Black Magic (1944) Phil Rosen

Also known as Meeting at Midnight, this isn't a 40s Hollywood horror outing, it's a Charlie Chan from the Monogram era with Sidney Toler in the lead role, made soon after the last one I saw, Charlie Chan in the Secret Service. The murder victim is William Bonner, a fake psychic, who is shot during a seance at which Charlie's number something daughter, Frances Chan, is an attendee and to whose house Birmingham Brown had just arrived. Naturally Charlie is stuck with the investigation, which is complicated by the fact that Bonner was shot with what seems to be an invisible bullet.

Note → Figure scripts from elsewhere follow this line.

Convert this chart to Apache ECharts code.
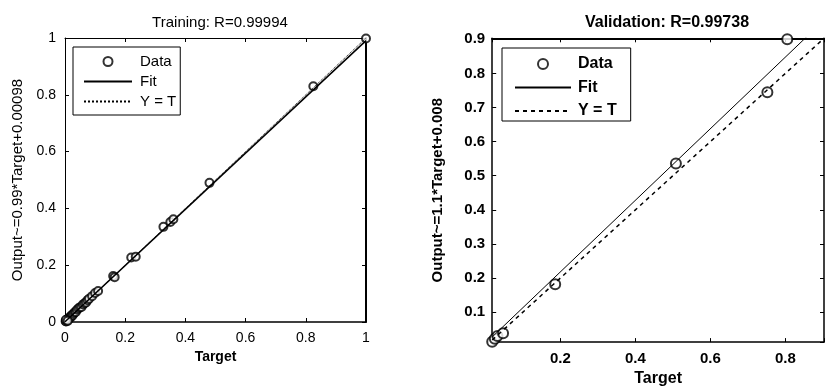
<!DOCTYPE html>
<html><head><meta charset="utf-8">
<script src="https://cdn.jsdelivr.net/npm/echarts@6/dist/echarts.min.js"></script>
<style>html,body{margin:0;padding:0;background:#fff}#c{width:827px;height:392px}</style>
</head><body><div id="c"></div>
<script>
// ---- Training (left panel) ----
const trainTarget = [0.002,0.004,0.006,0.008,0.010,0.012,0.014,0.016,0.018,0.020,0.022,0.025,0.028,0.003,0.009,0.032,0.036,0.040,0.045,0.050,0.055,0.060,0.065,0.070,0.075,0.080,0.090,0.100,0.110,0.160,0.165,0.220,0.235,0.327,0.350,0.360,0.480,0.825,1.000];
const trainOutput = [0.003,0.002,0.007,0.006,0.011,0.010,0.015,0.014,0.019,0.018,0.024,0.023,0.029,0.008,0.004,0.034,0.035,0.043,0.048,0.052,0.053,0.062,0.066,0.069,0.077,0.082,0.091,0.102,0.109,0.162,0.158,0.227,0.230,0.335,0.352,0.362,0.490,0.830,0.998];
const trainFitT = [0, 1];
const trainFitY = [0.001, 0.991];
const trainIdT = [0, 1];
const trainIdY = [0, 1];
const trainTickLabels = ['0','0.2','0.4','0.6','0.8','1'];

// ---- Validation (right panel) ----
const validTarget = [0.018,0.025,0.032,0.047,0.186,0.508,0.752,0.805];
const validOutput = [0.013,0.022,0.030,0.038,0.182,0.536,0.745,0.900];
const validFitT = [0.018, 0.903];
const validFitY = [0.027, 0.956];
const validIdT = [0.018, 0.903];
const validIdY = [0.018, 0.903];
const validXTickLabels = ['0.2','0.4','0.6','0.8'];
const validYTickLabels = ['0.1','0.2','0.3','0.4','0.5','0.6','0.7','0.8','0.9'];

const zip = (a, b) => a.map((v, i) => [v, b[i]]);
const fmt = (list) => (v) => {
  const s = String(Math.round(v * 1000) / 1000);
  return list.indexOf(s) >= 0 ? s : '';
};

const FONT = 'Liberation Sans, Arial, sans-serif';
const tick = {show: true, inside: true, length: 4, lineStyle: {color: '#000', width: 1}};
const noSym = {opacity: 0};

const chart = echarts.init(document.getElementById('c'));
chart.setOption({
  animation: false,
  backgroundColor: '#fff',
  textStyle: {fontFamily: FONT, color: '#000'},
  title: [
    {text: 'Training: R=0.99994', left: 215, top: 10, textAlign: 'center',
     textStyle: {fontFamily: FONT, fontSize: 15, fontWeight: 'normal', color: '#000'}},
    {text: 'Validation: R=0.99738', left: 662, top: 10, textAlign: 'center',
     textStyle: {fontFamily: FONT, fontSize: 16, fontWeight: 'bold', color: '#000'}}
  ],
  legend: [
    {data: [{name: 'Data'}, {name: 'Fit', itemStyle: noSym}, {name: 'Y = T', itemStyle: noSym}],
     orient: 'vertical', left: 73, top: 47,
     padding: [7, 4, 6, 10], itemWidth: 48, itemHeight: 9, itemGap: 5,
     borderColor: '#000', borderWidth: 1, backgroundColor: '#fff',
     textStyle: {fontFamily: FONT, fontSize: 15, color: '#000', padding: [0, 0, 0, 3]}},
    {data: [{name: 'V-Data'}, {name: 'V-Fit', itemStyle: noSym}, {name: 'V-Y = T', itemStyle: noSym}],
     orient: 'vertical', left: 502, top: 48,
     padding: [8, 14, 2, 12], itemWidth: 56, itemHeight: 10, itemGap: 7.5,
     formatter: (n) => n.replace('V-', ''),
     borderColor: '#000', borderWidth: 1, backgroundColor: '#fff',
     textStyle: {fontFamily: FONT, fontSize: 16, fontWeight: 'bold', color: '#000', padding: [0, 0, 0, 2]}}
  ],
  grid: [
    {left: 65, top: 38, width: 301, height: 284},
    {left: 492.2, top: 38.3, width: 339.2, height: 309.6}
  ],
  xAxis: [
    {gridIndex: 0, type: 'value', min: 0, max: 1, interval: 0.2, position: 'bottom',
     name: 'Target', nameLocation: 'middle', nameGap: 26,
     nameTextStyle: {fontFamily: FONT, fontSize: 14, fontWeight: 'bold', color: '#000'},
     axisLine: {show: true, onZero: false, lineStyle: {color: '#000', width: 1.5}},
     axisTick: tick, splitLine: {show: false},
     axisLabel: {margin: 9, fontSize: 14, color: '#000', fontFamily: FONT, formatter: fmt(trainTickLabels)}},
    {gridIndex: 0, type: 'value', min: 0, max: 1, interval: 0.2, position: 'top',
     axisLine: {show: true, onZero: false, lineStyle: {color: '#000', width: 1}},
     axisTick: tick, splitLine: {show: false}, axisLabel: {show: false}},
    {gridIndex: 1, type: 'value', min: 0.018, max: 0.903, splitNumber: 5, minInterval: 0.2, maxInterval: 0.2, position: 'bottom',
     name: 'Target', nameLocation: 'middle', nameGap: 19,
     nameTextStyle: {fontFamily: FONT, fontSize: 16, fontWeight: 'bold', color: '#000'},
     axisLine: {show: true, onZero: false, lineStyle: {color: '#000', width: 1.5}},
     axisTick: tick, splitLine: {show: false},
     axisLabel: {margin: 9, fontSize: 15, fontWeight: 'bold', color: '#000', fontFamily: FONT, formatter: fmt(validXTickLabels)}},
    {gridIndex: 1, type: 'value', min: 0.018, max: 0.903, splitNumber: 5, minInterval: 0.2, maxInterval: 0.2, position: 'top',
     axisLine: {show: true, onZero: false, lineStyle: {color: '#000', width: 2}},
     axisTick: tick, splitLine: {show: false}, axisLabel: {show: false}}
  ],
  yAxis: [
    {gridIndex: 0, type: 'value', min: 0, max: 1, interval: 0.2, position: 'left',
     name: 'Output~=0.99*Target+0.00098', nameLocation: 'middle', nameGap: 40,
     nameTextStyle: {fontFamily: FONT, fontSize: 15, color: '#000'},
     axisLine: {show: true, onZero: false, lineStyle: {color: '#000', width: 1}},
     axisTick: tick, splitLine: {show: false},
     axisLabel: {margin: 9, fontSize: 14, color: '#000', fontFamily: FONT, formatter: fmt(trainTickLabels)}},
    {gridIndex: 0, type: 'value', min: 0, max: 1, interval: 0.2, position: 'right',
     axisLine: {show: true, onZero: false, lineStyle: {color: '#000', width: 2}},
     axisTick: tick, splitLine: {show: false}, axisLabel: {show: false}},
    {gridIndex: 1, type: 'value', min: 0.012, max: 0.903, splitNumber: 9, minInterval: 0.1, maxInterval: 0.1, position: 'left',
     name: 'Output~=1.1*Target+0.008', nameLocation: 'middle', nameGap: 47,
     nameTextStyle: {fontFamily: FONT, fontSize: 15, fontWeight: 'bold', color: '#000'},
     axisLine: {show: true, onZero: false, lineStyle: {color: '#000', width: 1.5}},
     axisTick: tick, splitLine: {show: false},
     axisLabel: {margin: 7, fontSize: 15, fontWeight: 'bold', color: '#000', fontFamily: FONT, formatter: fmt(validYTickLabels)}},
    {gridIndex: 1, type: 'value', min: 0.012, max: 0.903, splitNumber: 9, minInterval: 0.1, maxInterval: 0.1, position: 'right',
     axisLine: {show: true, onZero: false, lineStyle: {color: '#000', width: 1.5}},
     axisTick: tick, splitLine: {show: false}, axisLabel: {show: false}}
  ],
  series: [
    {name: 'Data', type: 'scatter', xAxisIndex: 0, yAxisIndex: 0, z: 2,
     data: zip(trainTarget, trainOutput), symbol: 'emptyCircle', symbolSize: 8,
     itemStyle: {color: '#000', borderColor: '#000', borderWidth: 1}},
    {name: 'Fit', type: 'line', xAxisIndex: 0, yAxisIndex: 0, z: 3, showSymbol: false,
     data: zip(trainFitT, trainFitY), symbol: 'none', lineStyle: {color: '#000', width: 1.6}, itemStyle: {color: '#000'}},
    {name: 'Y = T', type: 'line', xAxisIndex: 0, yAxisIndex: 0, z: 3, showSymbol: false,
     data: zip(trainIdT, trainIdY), symbol: 'none', lineStyle: {color: '#000', width: 1, type: 'dotted'}, itemStyle: {color: '#000'}},
    {name: 'V-Data', type: 'scatter', xAxisIndex: 2, yAxisIndex: 2, z: 2,
     data: zip(validTarget, validOutput), symbol: 'emptyCircle', symbolSize: 10,
     itemStyle: {color: '#000', borderColor: '#000', borderWidth: 2}},
    {name: 'V-Fit', type: 'line', xAxisIndex: 2, yAxisIndex: 2, z: 3, clip: true, showSymbol: false,
     data: zip(validFitT, validFitY), symbol: 'none', lineStyle: {color: '#000', width: 1}, itemStyle: {color: '#000'}},
    {name: 'V-Y = T', type: 'line', xAxisIndex: 2, yAxisIndex: 2, z: 3, showSymbol: false,
     data: zip(validIdT, validIdY), symbol: 'none', lineStyle: {color: '#000', width: 1.5, type: [4, 4]}, itemStyle: {color: '#000'}}
  ]
});
</script>
</body></html>
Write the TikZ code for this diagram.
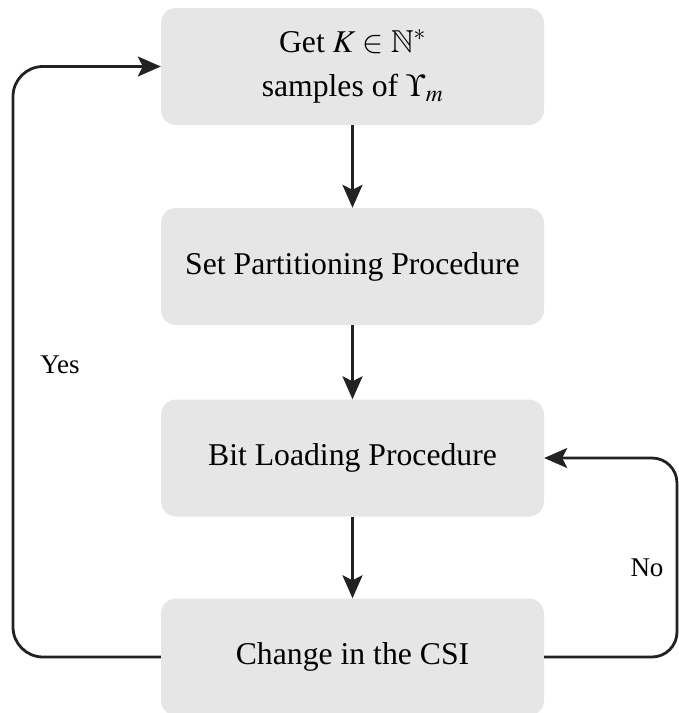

Sidney Toler, who is about as Chinese as I am and who sounds far less authentic, is actually mildly entertaining here, mostly by grinning a lot, but it's still impossible to appreciate him more than the comic relief. Mantan Moreland gets to suffer from what seems like every negative racial stereotype possible as Birmingham Brown, but he's so damn good at it that it's impossible not to watch him, regardless of how many spook jokes he has to last through.

Frances is dumber than Iris, the last Chan daughter I saw, who was played by Marianne Quon, but she's still more fun to watch than Toler, and as usual she can speak so much better than her screen father. She also has the advantage of being played by someone with exactly the same name as her character: Frances Chan plays Frances Chan. I wonder how often that happened in the history of film! Apparently this is also the only instance in the whole series where a Chan daughter is the only assistant from the family, with no son, whatever number, present.

I don't recognise anyone else in the cast and nobody really shines. They're just another bunch of actors in another Monogram cheapie picture and they do their job perfectly well on that level. The picture itself does the same, and that's no bad thing for anything coming out of the Monogram studio. The fact that nobody lets the side down can be counted as a pronounced success.